## Goal
Make an exact copy of the lines, leaving the pictures out.

>> BEGIN Recorded information

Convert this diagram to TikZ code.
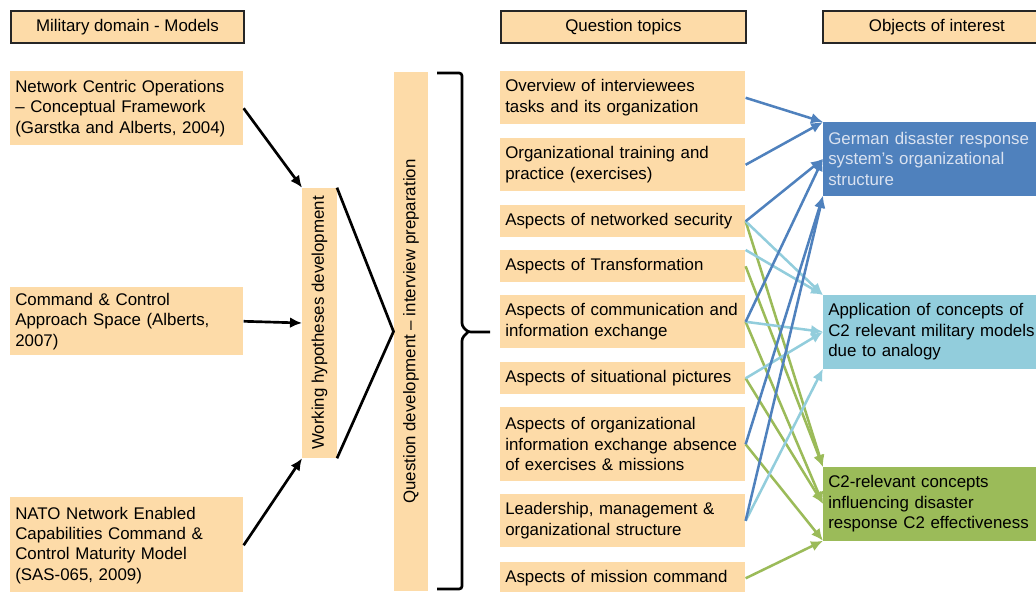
\documentclass[tikz,border=0pt]{standalone}
\usepackage{fontspec}
\setmainfont{Liberation Sans}
\usetikzlibrary{arrows.meta}
\definecolor{peach}{RGB}{253,219,168}
\definecolor{orgblue}{RGB}{79,129,189}
\definecolor{skyblue}{RGB}{146,205,220}
\definecolor{olivegreen}{RGB}{155,187,89}
\definecolor{paletext}{RGB}{218,226,240}
\begin{document}
\begin{tikzpicture}[x=0.025cm,y=-0.025cm,>={Latex[length=3mm,width=2.7mm]},
  every node/.style={font=\fontsize{12}{14.5}\selectfont,inner sep=0pt},
  headbox/.style={draw=black!85,line width=1.3pt,fill=peach,anchor=north west,minimum height=0.8cm},
  modelbox/.style={fill=peach,anchor=north west,inner xsep=0.125cm,text width=5.575cm,align=left},
  topicbox/.style={fill=peach,anchor=north west,inner xsep=0.125cm,text width=5.875cm,align=left},
  objbox/.style={anchor=north west,inner xsep=0.125cm,text width=5.5cm,align=left,minimum height=1.83cm},
  stagebox/.style={fill=peach,rotate=90,minimum height=0.86cm},
  blk/.style={->,line width=1.9pt},
  bluearr/.style={->,line width=1.8pt,orgblue},
  skyarr/.style={->,line width=1.8pt,skyblue},
  greenarr/.style={->,line width=1.8pt,olivegreen}]
\useasboundingbox (0,0) rectangle (1036,591);
\path
(10,10)   node[headbox,minimum width=5.825cm] (hmil) {Military domain - Models}
(500,10)  node[headbox,minimum width=6.125cm] (htop) {Question topics}
(822,10)  node[headbox,minimum width=5.7cm] (hobj) {Objects of interest}
(10,71)   node[modelbox,minimum height=1.85cm] (m1) {Network Centric Operations\\
            -- Conceptual Framework\\ (Garstka and Alberts, 2004)}
(10,287)  node[modelbox,minimum height=1.7cm] (m2) {Command \& Control\\
            Approach Space (Alberts,\\ 2007)}
(10,497)  node[modelbox,minimum height=2.4cm] (m3) {NATO Network Enabled\\
            Capabilities Command \&\\ Control Maturity Model\\ (SAS-065, 2009)}
(319.5,323) node[stagebox,minimum width=6.75cm] (hyp) {Working hypotheses development}
(411,331.5) node[stagebox,minimum width=12.975cm] (qdev) {Question development -- interview preparation};
\path
(500,71)  node[topicbox,minimum height=1.325cm] (q1) {Overview of interviewees\\ tasks and its organization}
(500,138) node[topicbox,minimum height=1.325cm] (q2) {Organizational training and\\ practice (exercises)}
(500,205) node[topicbox,minimum height=0.8cm] (q3) {Aspects of networked security}
(500,250) node[topicbox,minimum height=0.8cm] (q4) {Aspects of Transformation}
(500,295) node[topicbox,minimum height=1.325cm] (q5) {Aspects of communication and\\ information exchange}
(500,362) node[topicbox,minimum height=0.8cm] (q6) {Aspects of situational pictures}
(500,407) node[topicbox,minimum height=1.85cm] (q7) {Aspects of organizational\\
            information exchange absence\\ of exercises \& missions}
(500,494) node[topicbox,minimum height=1.325cm] (q8) {Leadership, management \&\\ organizational structure}
(500,562) node[topicbox,minimum height=0.8cm] (q9) {Aspects of mission command};
\path
(823,122) node[objbox,fill=orgblue,text=paletext] (o1) {German disaster response\\
            system's organizational\\ structure}
(823,295) node[objbox,fill=skyblue] (o2) {Application of concepts of\\
            C2 relevant military models\\ due to analogy}
(823,467) node[objbox,fill=olivegreen] (o3) {C2-relevant concepts\\
            influencing disaster\\ response C2 effectiveness};
\draw[blk] (m1.east)--(hyp.north east);
\draw[blk] (m2.east)--(hyp.north);
\draw[blk] (m3.east)--(hyp.north west);
\draw[line width=1.9pt] (hyp.south east)--(qdev.north)--(hyp.south west);
\coordinate (brtop) at (437,73);
\coordinate (brbot) at (437,589);
\coordinate (brtip) at (490,332);
\draw[line width=1.9pt,rounded corners=2pt] (brtop)--(462,73)--(462,326)--(468,332)--(brtip)
  (468,332)--(462,338)--(462,589)--(brbot);
\draw[greenarr] (q3.east)--(o3.north west);
\draw[greenarr] (q4.east)--(o3.north west);
\draw[greenarr] (q5.east)--(o3.west);
\draw[greenarr] (q6.east)--(o3.west);
\draw[greenarr] (q7.east)--(o3.south west);
\draw[greenarr] (q9.east)--(o3.south west);
\draw[skyarr] (q3.east)--(o2.north west);
\draw[skyarr] (q4.north east)--(o2.north west);
\draw[skyarr] (q5.east)--(o2.west);
\draw[skyarr] (q6.east)--(o2.west);
\draw[skyarr] (q8.east)--(o2.south west);
\draw[bluearr] (q1.east)--(o1.north west);
\draw[bluearr] (q2.east)--(o1.north west);
\draw[bluearr] (q3.east)--(o1.west);
\draw[bluearr] (q5.east)--(o1.west);
\draw[bluearr] (q7.east)--(o1.south west);
\draw[bluearr] (q8.east)--(o1.south west);
\end{tikzpicture}
\end{document}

>> END Recorded information

## Problem solution
Convert this diagram to TikZ code.
\documentclass[tikz,border=0pt]{standalone}
\usepackage{fontspec}
\setmainfont{Liberation Sans}
\usetikzlibrary{arrows.meta}
\definecolor{peach}{RGB}{253,219,168}
\definecolor{orgblue}{RGB}{79,129,189}
\definecolor{skyblue}{RGB}{146,205,220}
\definecolor{olivegreen}{RGB}{155,187,89}
\definecolor{paletext}{RGB}{218,226,240}
\begin{document}
\begin{tikzpicture}[x=0.025cm,y=-0.025cm,>={Latex[length=3mm,width=2.7mm]},
  every node/.style={font=\fontsize{12}{14.5}\selectfont,inner sep=0pt},
  headbox/.style={draw=black!85,line width=1.3pt,fill=peach,anchor=north west,minimum height=0.8cm},
  modelbox/.style={fill=peach,anchor=north west,inner xsep=0.125cm,text width=5.575cm,align=left},
  topicbox/.style={fill=peach,anchor=north west,inner xsep=0.125cm,text width=5.875cm,align=left},
  objbox/.style={anchor=north west,inner xsep=0.125cm,text width=5.5cm,align=left,minimum height=1.83cm},
  stagebox/.style={fill=peach,rotate=90,minimum height=0.86cm},
  blk/.style={->,line width=1.9pt},
  bluearr/.style={->,line width=1.8pt,orgblue},
  skyarr/.style={->,line width=1.8pt,skyblue},
  greenarr/.style={->,line width=1.8pt,olivegreen}]
\useasboundingbox (0,0) rectangle (1036,591);
\path
(10,10)   node[headbox,minimum width=5.825cm] (hmil) {Military domain - Models}
(500,10)  node[headbox,minimum width=6.125cm] (htop) {Question topics}
(822,10)  node[headbox,minimum width=5.7cm] (hobj) {Objects of interest}
(10,71)   node[modelbox,minimum height=1.85cm] (m1) {Network Centric Operations\\
            -- Conceptual Framework\\ (Garstka and Alberts, 2004)}
(10,287)  node[modelbox,minimum height=1.7cm] (m2) {Command \& Control\\
            Approach Space (Alberts,\\ 2007)}
(10,497)  node[modelbox,minimum height=2.4cm] (m3) {NATO Network Enabled\\
            Capabilities Command \&\\ Control Maturity Model\\ (SAS-065, 2009)}
(319.5,323) node[stagebox,minimum width=6.75cm] (hyp) {Working hypotheses development}
(411,331.5) node[stagebox,minimum width=12.975cm] (qdev) {Question development -- interview preparation};
\path
(500,71)  node[topicbox,minimum height=1.325cm] (q1) {Overview of interviewees\\ tasks and its organization}
(500,138) node[topicbox,minimum height=1.325cm] (q2) {Organizational training and\\ practice (exercises)}
(500,205) node[topicbox,minimum height=0.8cm] (q3) {Aspects of networked security}
(500,250) node[topicbox,minimum height=0.8cm] (q4) {Aspects of Transformation}
(500,295) node[topicbox,minimum height=1.325cm] (q5) {Aspects of communication and\\ information exchange}
(500,362) node[topicbox,minimum height=0.8cm] (q6) {Aspects of situational pictures}
(500,407) node[topicbox,minimum height=1.85cm] (q7) {Aspects of organizational\\
            information exchange absence\\ of exercises \& missions}
(500,494) node[topicbox,minimum height=1.325cm] (q8) {Leadership, management \&\\ organizational structure}
(500,562) node[topicbox,minimum height=0.8cm] (q9) {Aspects of mission command};
\path
(823,122) node[objbox,fill=orgblue,text=paletext] (o1) {German disaster response\\
            system's organizational\\ structure}
(823,295) node[objbox,fill=skyblue] (o2) {Application of concepts of\\
            C2 relevant military models\\ due to analogy}
(823,467) node[objbox,fill=olivegreen] (o3) {C2-relevant concepts\\
            influencing disaster\\ response C2 effectiveness};
\draw[blk] (m1.east)--(hyp.north east);
\draw[blk] (m2.east)--(hyp.north);
\draw[blk] (m3.east)--(hyp.north west);
\draw[line width=1.9pt] (hyp.south east)--(qdev.north)--(hyp.south west);
\coordinate (brtop) at (437,73);
\coordinate (brbot) at (437,589);
\coordinate (brtip) at (490,332);
\draw[line width=1.9pt,rounded corners=2pt] (brtop)--(462,73)--(462,326)--(468,332)--(brtip)
  (468,332)--(462,338)--(462,589)--(brbot);
\draw[greenarr] (q3.east)--(o3.north west);
\draw[greenarr] (q4.east)--(o3.north west);
\draw[greenarr] (q5.east)--(o3.west);
\draw[greenarr] (q6.east)--(o3.west);
\draw[greenarr] (q7.east)--(o3.south west);
\draw[greenarr] (q9.east)--(o3.south west);
\draw[skyarr] (q3.east)--(o2.north west);
\draw[skyarr] (q4.north east)--(o2.north west);
\draw[skyarr] (q5.east)--(o2.west);
\draw[skyarr] (q6.east)--(o2.west);
\draw[skyarr] (q8.east)--(o2.south west);
\draw[bluearr] (q1.east)--(o1.north west);
\draw[bluearr] (q2.east)--(o1.north west);
\draw[bluearr] (q3.east)--(o1.west);
\draw[bluearr] (q5.east)--(o1.west);
\draw[bluearr] (q7.east)--(o1.south west);
\draw[bluearr] (q8.east)--(o1.south west);
\end{tikzpicture}
\end{document}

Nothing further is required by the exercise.